Doch ein anderer Aspekt der Sangerschen Berichterstattung in der altehrwürdigen NY-Times - von der übermäßigen Benutzung anonymer Quellen einmal abgesehen - gibt zu denken. Wenn der Export nordkoreanischer Rüstungstechnologie in den Nahen Osten oder andere fern von Ostasien liegende Teile der Welt eine größere Bedrohung für Japan und Südkorea als die Gefahr eines direkten Angriffs Nordkoreas darstellt, dann spricht das Bände darüber, wie gering die von Pjöngjang für Seoul und Tokio ausgehende Kriegsbedrohung tatsächlich ist. Alle drei Parteien sind ohnehin bis an die Zähne bewaffnet und halten sich damit gegenseitig in Schach. Des weiteren sorgen im Hintergrund die offiziellen Atommächte China, Rußland und die USA dafür, daß die Lage niemals völlig außer Kontrolle gerät.
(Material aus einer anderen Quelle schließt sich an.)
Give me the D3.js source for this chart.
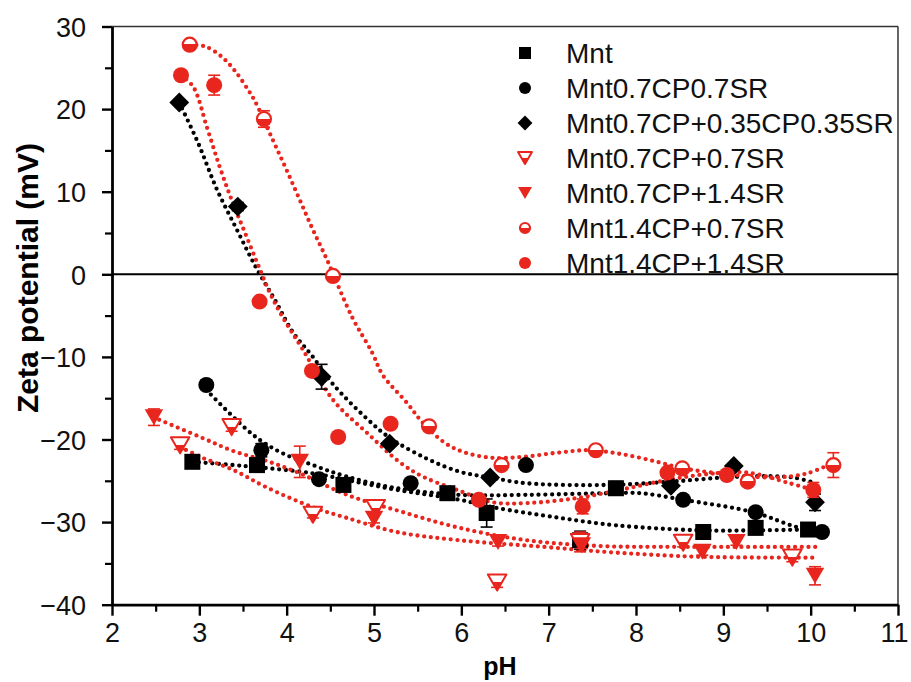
<!DOCTYPE html>
<html>
<head>
<meta charset="utf-8">
<script src="https://cdn.jsdelivr.net/npm/d3@7"></script>
<style>
  body { margin: 0; background: #fff; }
  svg { display: block; font-family: "Liberation Sans", Arial, sans-serif; }
</style>
</head>
<body>
<svg id="chart" width="911" height="682"></svg>
<script>
// ---- data ----
var seriesNames = ["Mnt", "Mnt0.7CP0.7SR", "Mnt0.7CP+0.35CP0.35SR", "Mnt0.7CP+0.7SR",
                   "Mnt0.7CP+1.4SR", "Mnt1.4CP+0.7SR", "Mnt1.4CP+1.4SR"];

var mntPH   = [2.92, 3.66, 4.65, 5.84, 6.29, 7.36, 7.77, 8.77, 9.37, 9.97];
var mntZeta = [-22.7, -23.1, -25.5, -26.5, -28.9, -32.2, -25.9, -31.2, -30.7, -30.9];
var mntErr  = [0.6, 0.4, 0.3, 0.3, 1.7, 1.1, 0.8, 0.3, 0.3, 0.4];
var mntFitPH   = [2.92, 3.50, 4.30, 4.87, 5.26, 5.98, 6.36, 7.13, 7.78, 8.73, 9.39, 9.96];
var mntFitZeta = [-22.7, -23.2, -24.1, -25.3, -26.1, -27.3, -28.2, -29.5, -30.4, -31.0, -31.0, -30.9];

var cpsrPH   = [3.08, 3.71, 4.37, 5.42, 6.74, 8.54, 9.37, 10.13];
var cpsrZeta = [-13.4, -21.3, -24.8, -25.3, -23.1, -27.3, -28.8, -31.2];
var cpsrErr  = [0.3, 0.8, 0.3, 0.3, 0.3, 0.4, 0.3, 0.5];
var cpsrFitPH   = [3.08, 3.61, 3.92, 4.30, 4.69, 5.26, 5.98, 6.75, 7.70, 8.05, 8.54, 9.34, 9.84, 10.13];
var cpsrFitZeta = [-14.0, -19.4, -21.5, -23.1, -24.5, -25.9, -26.7, -26.7, -26.5, -26.5, -27.3, -28.8, -30.6, -31.2];

var mixPH   = [2.77, 3.44, 4.40, 5.18, 6.33, 8.40, 9.12, 10.05];
var mixZeta = [20.8, 8.2, -12.4, -20.5, -24.6, -25.6, -23.2, -27.6];
var mixErr  = [0.3, 0.5, 1.5, 0.3, 0.3, 0.3, 0.3, 1.0];
var mixFitPH   = [2.77, 2.99, 3.20, 3.43, 3.65, 3.87, 4.07, 4.30, 4.53, 4.92, 5.18, 5.60, 5.98, 6.33, 6.75, 7.70, 8.40, 9.19, 9.80, 10.05];
var mixFitZeta = [20.8, 15.8, 10.3, 5.4, 0.8, -3.2, -7.0, -10.0, -13.3, -17.5, -19.8, -22.3, -23.9, -24.6, -25.3, -25.5, -25.1, -24.5, -24.6, -25.3];

var sr07PH   = [2.78, 3.37, 4.30, 5.02, 6.41, 7.36, 8.54, 9.79];
var sr07Zeta = [-20.7, -18.5, -29.1, -28.3, -37.3, -32.4, -32.5, -34.3];
var sr07Err  = [0.5, 0.5, 0.4, 0.5, 0.6, 1.2, 0.5, 0.5];
var sr07FitPH   = [2.78, 3.01, 3.39, 3.77, 4.30, 4.69, 5.26, 5.98, 6.94, 7.78, 8.73, 10.07];
var sr07FitZeta = [-20.9, -22.1, -23.7, -25.8, -28.2, -29.5, -31.2, -32.2, -33.0, -33.7, -34.2, -34.3];

var sr14PH   = [2.48, 4.15, 5.00, 6.42, 7.38, 8.76, 9.15, 10.05];
var sr14Zeta = [-17.3, -22.7, -29.6, -32.4, -32.8, -33.6, -32.4, -36.5];
var sr14Err  = [1.0, 1.9, 0.5, 0.5, 0.4, 0.4, 0.4, 1.1];
var sr14FitPH   = [2.47, 3.01, 3.39, 3.77, 4.15, 4.69, 5.30, 5.98, 6.75, 7.59, 8.50, 10.07];
var sr14FitZeta = [-17.3, -19.7, -21.4, -22.6, -24.1, -26.7, -28.7, -30.7, -32.2, -32.9, -33.0, -33.0];

var cp14sr07PH   = [2.89, 3.74, 4.53, 5.63, 6.46, 7.54, 8.53, 9.28, 10.26];
var cp14sr07Zeta = [27.8, 18.8, -0.2, -18.4, -23.1, -21.3, -23.5, -25.1, -23.1];
var cp14sr07Err  = [0.4, 1.0, 0.5, 0.3, 0.4, 0.4, 0.3, 0.3, 1.5];
var cp14sr07FitPH   = [2.89, 3.01, 3.09, 3.26, 3.41, 3.56, 3.64, 3.84, 4.00, 4.15, 4.30, 4.46, 4.75, 4.98, 5.10, 5.38, 5.56, 5.81, 6.02, 6.33, 6.71, 7.10, 7.47, 7.85, 8.24, 8.54, 8.96, 9.57, 9.96, 10.26];
var cp14sr07FitZeta = [27.8, 27.7, 27.5, 26.3, 24.6, 22.3, 20.9, 16.3, 12.6, 9.0, 5.4, 1.8, -5.2, -9.5, -12.2, -15.6, -18.0, -20.4, -21.5, -22.2, -22.1, -21.6, -21.3, -21.8, -22.7, -23.5, -24.1, -24.6, -24.1, -22.8];

var cp14sr14PH   = [2.79, 3.17, 3.69, 4.29, 4.59, 5.19, 6.20, 7.39, 8.36, 9.04, 10.03];
var cp14sr14Zeta = [24.1, 22.9, -3.3, -11.7, -19.7, -18.1, -27.3, -28.1, -24.0, -24.3, -26.1];
var cp14sr14Err  = [0.5, 1.2, 0.3, 0.3, 0.3, 0.3, 0.3, 0.9, 0.3, 0.3, 0.9];
var cp14sr14FitPH   = [2.79, 2.93, 3.09, 3.23, 3.37, 3.52, 3.67, 3.81, 3.96, 4.19, 4.53, 4.92, 5.30, 5.56, 5.95, 6.36, 6.75, 7.32, 7.82, 8.36, 8.81, 9.27, 9.76, 10.03];
var cp14sr14FitZeta = [24.1, 22.7, 17.7, 13.1, 9.0, 5.1, 1.2, -2.3, -5.3, -9.2, -15.2, -19.2, -22.8, -24.5, -26.1, -27.6, -27.7, -27.1, -26.1, -24.9, -24.2, -24.0, -25.3, -26.1];

var xTicks = [2, 3, 4, 5, 6, 7, 8, 9, 10, 11];
var yTicks = [-40, -30, -20, -10, 0, 10, 20, 30];

var RED = "#e8261e", BLACK = "#000";

// table built from the arrays above
var series = [
  {name: seriesNames[0], ph: mntPH, z: mntZeta, err: mntErr, fx: mntFitPH, fy: mntFitZeta, color: BLACK, shape: "square"},
  {name: seriesNames[1], ph: cpsrPH, z: cpsrZeta, err: cpsrErr, fx: cpsrFitPH, fy: cpsrFitZeta, color: BLACK, shape: "circle"},
  {name: seriesNames[2], ph: mixPH, z: mixZeta, err: mixErr, fx: mixFitPH, fy: mixFitZeta, color: BLACK, shape: "diamond"},
  {name: seriesNames[3], ph: sr07PH, z: sr07Zeta, err: sr07Err, fx: sr07FitPH, fy: sr07FitZeta, color: RED, shape: "triHalf"},
  {name: seriesNames[4], ph: sr14PH, z: sr14Zeta, err: sr14Err, fx: sr14FitPH, fy: sr14FitZeta, color: RED, shape: "tri"},
  {name: seriesNames[5], ph: cp14sr07PH, z: cp14sr07Zeta, err: cp14sr07Err, fx: cp14sr07FitPH, fy: cp14sr07FitZeta, color: RED, shape: "circleHalf"},
  {name: seriesNames[6], ph: cp14sr14PH, z: cp14sr14Zeta, err: cp14sr14Err, fx: cp14sr14FitPH, fy: cp14sr14FitZeta, color: RED, shape: "circle"}
];

var svg = d3.select("#chart");

var x = d3.scaleLinear().domain([2, 11]).range([112, 898]);
var y = d3.scaleLinear().domain([-40, 30]).range([604.7, 26.5]);

// gradient for the half filled symbols (top white, bottom red)
var grad = svg.append("defs").append("linearGradient")
    .attr("id", "halfRed").attr("x1", 0).attr("y1", 0).attr("x2", 0).attr("y2", 1);
grad.append("stop").attr("offset", "0.48").attr("stop-color", "#fff");
grad.append("stop").attr("offset", "0.48").attr("stop-color", RED);

// frame
svg.append("line").attr("x1", 112).attr("x2", 898).attr("y1", 26.5).attr("y2", 26.5)
    .attr("stroke", "#333").attr("stroke-width", 1.5);
svg.append("line").attr("x1", 898).attr("x2", 898).attr("y1", 26.5).attr("y2", 604.7)
    .attr("stroke", "#333").attr("stroke-width", 1.5);

// minor ticks
svg.append("g").attr("transform", "translate(0,604.7)")
    .call(d3.axisBottom(x).tickValues(d3.range(2.5, 11, 1)).tickSize(7).tickFormat("").tickSizeOuter(0))
    .call(function(g) { g.select(".domain").remove(); g.selectAll("line").attr("stroke-width", 2.2); });
svg.append("g").attr("transform", "translate(112,0)")
    .call(d3.axisLeft(y).tickValues(d3.range(-35, 30, 10)).tickSize(7).tickFormat("").tickSizeOuter(0))
    .call(function(g) { g.select(".domain").remove(); g.selectAll("line").attr("stroke-width", 2.2); });

// major axes
var xAxis = svg.append("g").attr("transform", "translate(0,604.7)")
    .call(d3.axisBottom(x).tickValues(xTicks).tickSize(11).tickPadding(7).tickSizeOuter(0));
var yAxis = svg.append("g").attr("transform", "translate(112,0)")
    .call(d3.axisLeft(y).tickValues(yTicks).tickSize(10).tickPadding(16).tickSizeOuter(0));
[xAxis, yAxis].forEach(function(a) {
  a.select(".domain").attr("stroke-width", 2.8);
  a.selectAll(".tick line").attr("stroke-width", 2.4);
  a.selectAll("text").attr("font-size", 27).attr("fill", "#111")
      .attr("font-family", "'Liberation Sans', Arial, sans-serif");
});
yAxis.selectAll("text").attr("dy", "0.36em");
// last label sits at the page edge, as in the figure
xAxis.selectAll(".tick text").filter(function(d) { return d === 11; }).attr("dx", -4);

// zero line
svg.append("line").attr("x1", x(2)).attr("x2", x(11)).attr("y1", y(0)).attr("y2", y(0))
    .attr("stroke", "#000").attr("stroke-width", 2);

// axis titles
svg.append("text").attr("transform", "translate(38,278) rotate(-90)")
    .attr("text-anchor", "middle").attr("font-weight", "bold").attr("font-size", 30)
    .text("Zeta potential (mV)");
svg.append("text").attr("x", 500).attr("y", 675).attr("text-anchor", "middle")
    .attr("font-weight", "bold").attr("font-size", 25).text("pH");

// dotted fit curves
var line = d3.line().curve(d3.curveCatmullRom.alpha(0.5))
    .x(function(d) { return x(d[0]); }).y(function(d) { return y(d[1]); });
svg.append("g").selectAll("path").data(series).join("path")
    .attr("d", function(s) { return line(d3.zip(s.fx, s.fy)); })
    .attr("fill", "none").attr("stroke", function(s) { return s.color; })
    .attr("stroke-width", 4.3).attr("stroke-linecap", "round")
    .attr("stroke-dasharray", "0 6.7");

// marker drawing
function drawMarker(g, shape, color, sz) {
  if (shape === "square") {
    g.append("rect").attr("x", -sz / 2).attr("y", -sz / 2).attr("width", sz).attr("height", sz).attr("fill", color);
  } else if (shape === "diamond") {
    var r = sz * 0.62;
    g.append("path").attr("d", "M0," + (-r) + "L" + r + ",0L0," + r + "L" + (-r) + ",0Z").attr("fill", color);
  } else if (shape === "circle") {
    g.append("circle").attr("r", sz / 2).attr("fill", color);
  } else if (shape === "circleHalf") {
    g.append("circle").attr("r", sz / 2 - 1).attr("fill", "url(#halfRed)").attr("stroke", color).attr("stroke-width", 2.2);
  } else {
    var w = sz * 0.58, h = sz * 0.5;
    g.append("path").attr("d", "M" + (-w) + "," + (-h) + "L" + w + "," + (-h) + "L0," + h + "Z")
        .attr("fill", shape === "triHalf" ? "url(#halfRed)" : color)
        .attr("stroke", color).attr("stroke-width", shape === "triHalf" ? 2 : 0)
        .attr("stroke-linejoin", "round");
  }
}

// error bars and markers
series.forEach(function(s) {
  var g = svg.append("g");
  s.ph.forEach(function(p, i) {
    var cx = x(p), cy = y(s.z[i]), e = s.err[i];
    var eb = g.append("g").attr("stroke", s.color).attr("stroke-width", 1.6);
    eb.append("line").attr("x1", cx).attr("x2", cx).attr("y1", y(s.z[i] + e)).attr("y2", y(s.z[i] - e));
    [s.z[i] + e, s.z[i] - e].forEach(function(v) {
      eb.append("line").attr("x1", cx - 6).attr("x2", cx + 6).attr("y1", y(v)).attr("y2", y(v));
    });
    var m = g.append("g").attr("transform", "translate(" + cx + "," + cy + ")");
    drawMarker(m, s.shape, s.color, 16);
  });
});

// legend
var leg = svg.append("g");
series.forEach(function(s, i) {
  var cy = 53 + i * 35;
  var m = leg.append("g").attr("transform", "translate(525," + cy + ")");
  drawMarker(m, s.shape, s.color, 12);
  leg.append("text").attr("x", 566).attr("y", cy + 10).attr("font-size", 28).attr("fill", "#111")
      .text(s.name);
});
</script>
</body>
</html>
Vor diesem Hintergrund muß es einen anderen Grund geben, warum in Japan die Vorgänge im kommunistischen Eremitenreich Kim Jong-ils für soviel Wirbel sorgen. Ein Artikel, den Leo Lewis, Asia Business Correspondent der Londoner Times, in nämlicher Zeitung am 25. Mai veröffentlicht hat und damit noch vor dem nordkoreanischen Atomtest verfaßt haben muß, läßt aufhorchen. Laut Lewis plant in Tokio Premierminister Taro Aso in diesem Sommer das Verbot, das sich Japan 1976 hinsichtlich des Waffenexports freiwillig auferlegt hat, aufzugeben. Der bisher einzige Bruch mit dieser Selbstverpflichtung war die 2005 erteilte Genehmigung Tokios für eine Reihe von japanischen Unternehmen, sich an der Entwicklung des Raketenabwehrschirms der USA zu beteiligen. Die Teilnahme am diesem umstrittenen Projekt hat sich Tokio bisher rund fünf Milliarden Dollar kosten lassen. Die kontroverse Entscheidung Asos, welche der japanischen Rüstungs- und High-Tech-Industrie gewaltige neue Perspektiven eröffnen würde, dürfte laut Lewis "auf den erbitterten Widerstand" der "meistens pazifistischen Mittelschicht" Japans stoßen. Daher die grellen Farben, mit denen derzeit Japans Medien im Dienste der Politik und des Großkapitals die nordkoreanische Bedrohung an die Wand malen.